Calvert Investment Management Inc. and Connecticut’s public pension fund have sponsored a resolution that urges the board of directors to publicly commit to seeking women and minority candidates during every director search.
During a conference call, Calvert senior sustainability analyst Aditi Vora Mohapatra said that five of Urban Outfitters’ direct peers have at least one woman and/or minority-group member on their boards. She identified those peers as Abercrombie & Fitch Co., Gap Inc., Limited Brands Inc., Nordstrom Inc., and Ross Stores Inc.
Urban Outfitters’ seven-member board opposes the resolution and defended its existing nominating process in its proxy statement, saying that it works “to identify the best possible nominees for director, regardless of the nominee’s gender, racial background, religion or ethnicity.”
Second, shareholders of Pulse Electronics Corp. will gather in San Diego on Wednesday at 1 p.m. to face a choice over competing board slates. Bel Fuse Inc., a competitor based in Jersey City, had made a hostile bid for the Philadelphia-area electronic-components-maker Feb. 28. Pulse rebuffed the $6-per-share bid, and Bel Fuse launched a proxy fight seeking to have its two director nominees elected by Pulse shareholders.

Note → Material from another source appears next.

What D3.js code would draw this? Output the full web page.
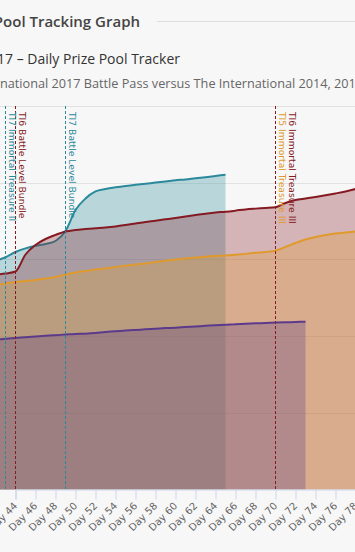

Regardless of the outcome at the meeting, Pulse will become another Philadelphia company that has gotten away. On Feb. 10, the company formerly known as Technitrol Inc. announced it would be moving its corporate headquarters later this year to San Diego, closing its 8,000-square-foot offices in Trevose.
Third, Aetna Inc., the Hartford, Conn.-based health insurer, will hold its annual meeting at Le Meridien Philadelphia hotel at 1421 Arch St. Friday at 9:30 a.m. Like so many other national companies, Aetna moves its meeting around. It was in Atlanta last year.
Aetna faces a proposal sponsored by an institutional investor seeking to require that the chairman of the board be an independent director who has not served as an Aetna executive. The current chairman is Mark T. Bertolini, also Aetna’s chief executive officer.
Shareholders voted on the same proposal last year, and while Aetna prevailed, the vote was close: 161.17 million votes in favor of an independent chairman to 191.38 million votes against.